Modern writers, almost without exception, translate basileus by the term king, and basileia by the term kingdom, without qualification, and as exact equivalents. I wish to call attention to this office of basileus, as it existed in the Grecian tribes, and to question the correctness of this interpretation. There is no similarity whatever between the basileia of the ancient Athenians and the modern kingdom or monarchy.... Constitutional monarchy is a modern development, and essentially different from the basileia of the Greeks. The basileia was neither an absolute nor a constitutional monarchy; neither was it a tyranny nor a despotism. The question then is, what was it?

Mr. Morgan’s answer to the question is as follows:

The primitive Grecian government was essentially democratical, reposing on gentes, phratries, and tribes organized as self-governing bodies, and on the principles of liberty, equality, and fraternity.

This writer says further:

Our views upon Grecian and Roman questions have been moulded by writers accustomed to monarchical government and privileged classes, who were perhaps glad to appeal to the earliest known governments of the Grecian tribes for a sanction of this form of government, as at once natural, essential, and primitive.[159]

We have noted the precautions which during the second and latter periods of barbarism were necessary to keep in check the increasing thirst for power, and it may not be doubted that through the growth of the aristocratic tendency during the latter ages of the existence of the gens, the office of basileus gave to its incumbent a degree of distinction closely allied to that of king.

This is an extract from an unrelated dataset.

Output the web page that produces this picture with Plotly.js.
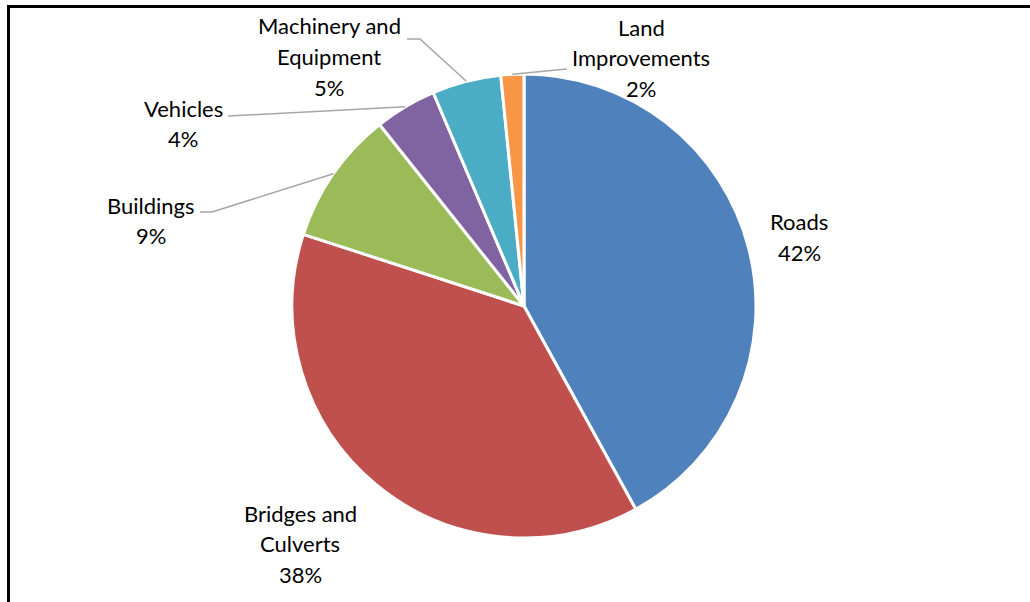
<!DOCTYPE html>
<html>
<head>
<meta charset="utf-8">
<script src="https://cdn.plot.ly/plotly-3.0.1.min.js"></script>
<style>html,body{margin:0;padding:0;background:#fff;}#chart{width:1030px;height:602px;}</style>
</head>
<body>
<div id="chart"></div>
<script>
// ---- data ----
const categories = ['Roads', 'Bridges and Culverts', 'Buildings', 'Vehicles', 'Machinery and Equipment', 'Land Improvements'];
const values = [42.0, 38.0, 9.3, 4.3, 4.8, 1.6];
const colors = ['#4F81BD', '#C0504D', '#9BBB59', '#8064A2', '#4BACC6', '#F79646'];
const labelLines = [['Roads'], ['Bridges and', 'Culverts'], ['Buildings'], ['Vehicles'], ['Machinery and', 'Equipment'], ['Land', 'Improvements']];

// ---- layout constants (pixels) ----
const W = 1030, H = 602;
const CX = 524, CY = 306, R = 232;
// label block position: centre x, first-line y
const labelPos = [[799, 222], [300, 513], [151, 205], [183, 108], [329, 26], [641, 27]];
// leader line start points (label side); null = no leader
const leaderStart = [null, null, [[200, 212], [212, 212]], [[228, 116]], [[407, 39], [420, 39]], [[567, 69]]];
const LINE_H = 30.5;

const px = x => x / W;
const py = y => 1 - y / H;

const total = values.reduce((a, b) => a + b, 0);
const annotations = [];
const shapes = [];
let cum = 0;
values.forEach((v, i) => {
  const mid = (cum + v / 2) / total;
  cum += v;
  const ang = mid * 2 * Math.PI; // clockwise from 12 o'clock
  const ex = CX + R * Math.sin(ang), ey = CY - R * Math.cos(ang);
  const lines = labelLines[i].concat([Math.round(v / total * 100) + '%']);
  lines.forEach((t, k) => {
    annotations.push({
      xref: 'paper', yref: 'paper', x: px(labelPos[i][0]), y: py(labelPos[i][1] + k * LINE_H),
      xanchor: 'center', yanchor: 'middle', showarrow: false, text: t,
      font: {family: 'Lato, "Open Sans", sans-serif', size: 22, color: '#000'}
    });
  });
  if (leaderStart[i]) {
    const pts = leaderStart[i].concat([[ex, ey]]);
    let d = '';
    pts.forEach((p, k) => { d += (k ? ' L ' : 'M ') + px(p[0]) + ',' + py(p[1]); });
    shapes.push({type: 'path', xref: 'paper', yref: 'paper', path: d, line: {color: '#A6A6A6', width: 1.5}});
  }
});
// chart frame (left and top edges visible)
shapes.push({type: 'line', xref: 'paper', yref: 'paper', x0: px(8.5), x1: px(8.5), y0: py(5), y1: py(602), line: {color: '#000', width: 3}});
shapes.push({type: 'line', xref: 'paper', yref: 'paper', x0: px(7), x1: px(1030), y0: py(6.5), y1: py(6.5), line: {color: '#000', width: 3}});

const trace = {
  type: 'pie', labels: categories, values: values, sort: false, direction: 'clockwise', rotation: 0,
  marker: {colors: colors, line: {color: '#FFFFFF', width: 3}},
  textinfo: 'none', hoverinfo: 'label+percent',
  domain: {x: [px(CX - R), px(CX + R)], y: [py(CY + R), py(CY - R)]}
};
const layout = {
  width: W, height: H, margin: {l: 0, r: 0, t: 0, b: 0},
  paper_bgcolor: '#fff', plot_bgcolor: '#fff', showlegend: false,
  annotations: annotations, shapes: shapes
};
Plotly.newPlot('chart', [trace], layout, {displayModeBar: false, staticPlot: true});
</script>
</body>
</html>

In the eleventh century B. C., upon the death of Codrus, so necessary had it become to check the continually increasing power of the military chieftains that the office was abolished and the archonship established in its place; but as an election or confirmation was necessary before the duties of either office could be entered upon, it is plain that at the period referred to a democratic form of government still prevailed.

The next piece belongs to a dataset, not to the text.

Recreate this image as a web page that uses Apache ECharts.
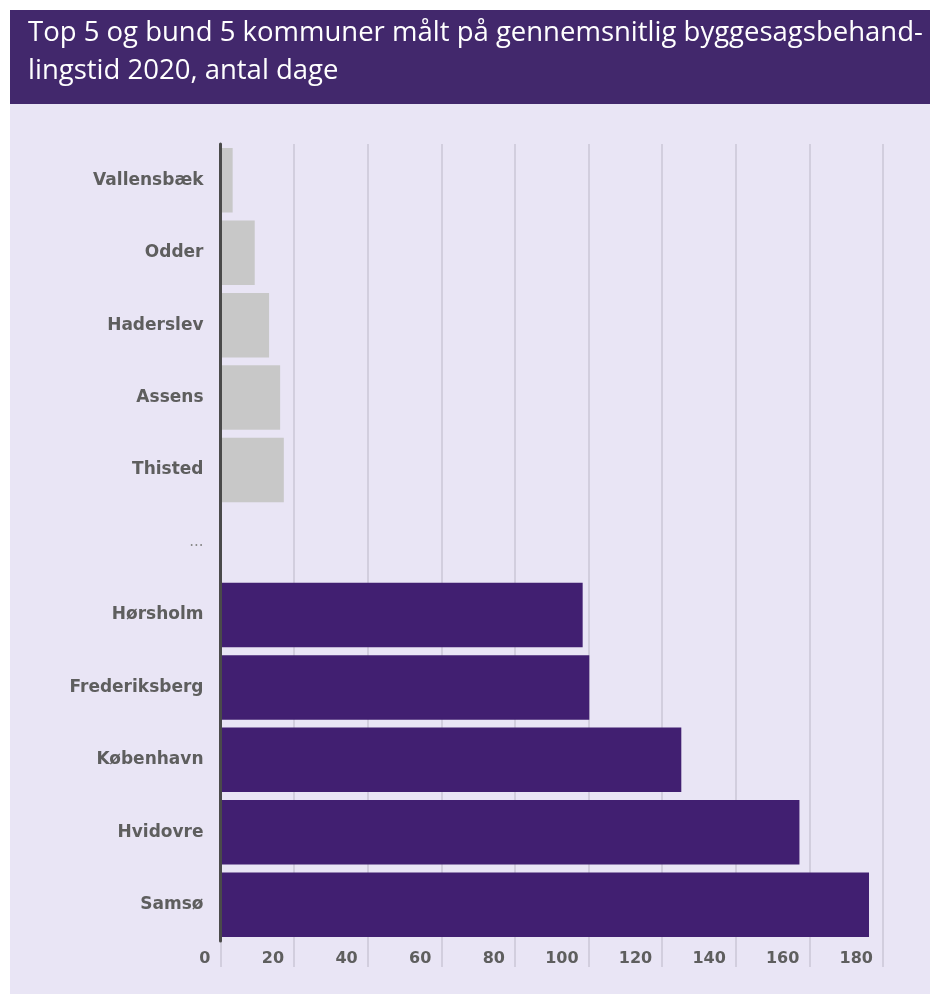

Now archon is the term which had been applied to the chief of the early gentes at a time when fraternity, liberty, and equality were the cardinal virtues of society; and the abolition of the office of basileus, to which had become attached a considerable degree of power, was doubtless an attempt on the part of the people to return to the simpler and purer methods of government which had formerly prevailed; but the institution known as the Agora, Ecclesia, or Appella, which had proved the great bulwark of safety to early democratic institutions, had, through the strengthening of the aristocratic element, become gradually weakened, hence the nobles were in a position to draw to themselves not only much of the power originally exercised by the military commander, but that also which had formerly belonged to the assembly of the people. We have observed that not only among the Greeks of the heroic age, but among the tribes and nations which preceded them, as far back in the history of the past as the close of the second stage of barbarism, there had always been an assembly of the people whose duty it was to guard the rights of the tribe, to protect it against usurpation, and to keep down the rising tendency toward imperialism. Of this institution, Mr. Rawlinson says: “Thus at Athens, as elsewhere, in the heroic times, there was undoubtedly the idea of a public assembly consisting of all freemen.”[160]

Theseus, basileus, or military chieftain of the Athenian tribes, a personage who belongs to the legendary period, was the first to perceive the insufficiency of gentile institutions to meet the needs of the people. Although the primary idea involved in the establishment of political society was the transference of the original governmental functions from the gens to a territorial limit, so deeply had the instincts, ideas, and associations connected with the personal government of the gens taken root that several centuries were required to accomplish the change. To establish the deme or township, in which, irrespective of kinship or personal ties, all its inhabitants (except slaves) should be enrolled as citizens, with rights, privileges, and duties adjusted according to the amount of property owned by each, and which should be a unit of the larger and more important institution—the State,—was an undertaking the mastery of which although seemingly simple, nevertheless involved intricacies and obstacles of such magnitude as to baffle all attempts of the Greeks from the time of Theseus to that of Clisthenes, at which time political society was established, and the gens, shorn of its utility and power, remained only as the embodiment of certain social ideas, or survived as a religious centre, over which their eponymous ancestor, as hero or god, still presided.

The age of Theseus could not have been later than 1050 B.C., and the final overthrow of gentile government did not, as we have seen, occur until the age of Clisthenes, five hundred years later. Throughout the intervening time between Theseus and Clisthenes little real advancement is noted among the Greeks; none, perhaps, except that connected with the growth of the idea of government as indicated by the change from gentile to political institutions, and even this growth, when we observe that nearly five centuries and a half were required to establish it, or to substitute the deme or township in the place of the gens as the unit in the governmental series, can scarcely be regarded as evidence of remarkable genius, or as indicating a notable degree of ingenuity. In the transference of society, however, from gentile to political institutions may be observed a progressive principle, inasmuch as by it the limits of the gens and tribe were gradually broken down or obliterated, and the enlarged conception of the state established in their stead. After the age of Clisthenes an isolated community bound together by kinship, and with interests extending no further than the tribe of which it was a part, no longer constituted the fundamental basis upon which the superstructure of society was to rest; but, on the contrary, the deme or township, with all its free inhabitants, of whatsoever tribe or gens, was to become the recognized unit in organized society.